High Court Of Madhya Pradesh
CIT vs. Perfect Pottery Co. Ltd.
Sections 246(1)(7), 214, 154
Asst. Year 1969-70
G.G. Sohani, Actg. C.J. & K.K. Adhikari, J.
M.C.C. No. 226 of 1984
5th February, 1988
Counsel Appeared
B.K. Rawat, for the Petitioner : H.S. Shrivastava, for the Respondent
G.G. SOHANI, ACTG. C.J.:
By this reference under s. 256(1) of the IT Act, 1961 (hereinafter referred to as “the Act”), the Tribunal, Jabalpur Bench, Jabalpur, has referred the following question of law to this Court for its opinion :
“Whether, on the facts and in the circumstances of the case and on a proper interpretation of cl. (f) of sub-s. (1) of s. 246 of the IT Act, 1961, the Tribunal was justified in holding that against the order of the ITO under s. 154 refusing to allow interest under s. 214 on the refund due, an appeal lies?”
2. The facts giving rise to this reference briefly are as follows : The assessee is a company incorporated under the Companies Act, 1956. The assessment of the assessee for the asst. yr. 1969-70 was rectified by the ITO under s. 154 of the Act to give effect to the order passed by the AAC enhancing the loss for the asst. yr. 1967-68. However, while passing that order, the ITO did not allow interest under s. 214 of the Act on the amount of refund due to the assessee. The assessee thereupon preferred an appeal before the CIT(A). That appeal was dismissed on the ground that the appeal was not maintainable. The assessee then preferred a further appeal before the Tribunal. The Tribunal held that the order under s. 154 of the Act, whereby interest was not granted on the amount of refund due, amounted to reducing the refund payable to the assessee, or in the alternative, refusing the claim of interest on the refund due and, therefore, against such an order passed by the ITO under s. 154 of the Act, an appeal lay. The Tribunal, accordingly, allowed the appeal and directed the CIT(A) to decide the appeal afresh on merits. Aggrieved by the order passed by the Tribunal, the Revenue sought a reference and it is at the instance of the Revenue that the aforesaid question of law has been referred to this Court for its opinion.

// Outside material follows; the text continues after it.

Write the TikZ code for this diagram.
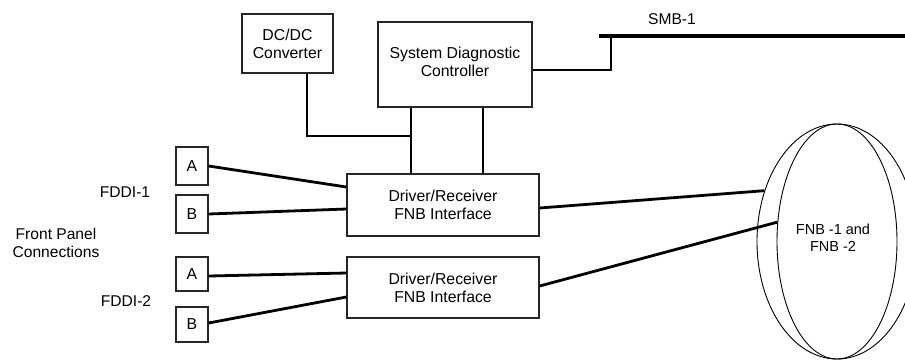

3. Having heard learned counsel for the parties, we have come to the conclusion that this reference must be answered in the affirmative, in favour of the assessee and against the Revenue. Under the provisions of s. 246(1)(f) of the Act, an order under s. 154 having the effect of reducing a refund is appealable. In the instant case, the ITO rectified the order of assessment, but while granting the refund, he did not allow interest on the amount of refund. The order passed by the ITO under s. 154 of the Act had, therefore, the effect of reducing the amount of refund payable to the assessee and was, therefore, rightly held by the Tribunal to be appealable. In CIT vs. S.C. Shah (1981) 25 CTR (Bom) 401 : (1982) 137 ITR 287 (Bom) : TC6R.366, a similar order was construed to be an order under s. 154 of the Act which was appealable. We respectfully agree with that decision. Learned counsel for the Revenue was unable to point out any decision to the contrary.
4. For all these reasons, our answer to the question referred to this Court is in the affirmative, in favour of the assessee and against the Revenue. In the circumstances of the case, the parties shall bear their own costs of this reference.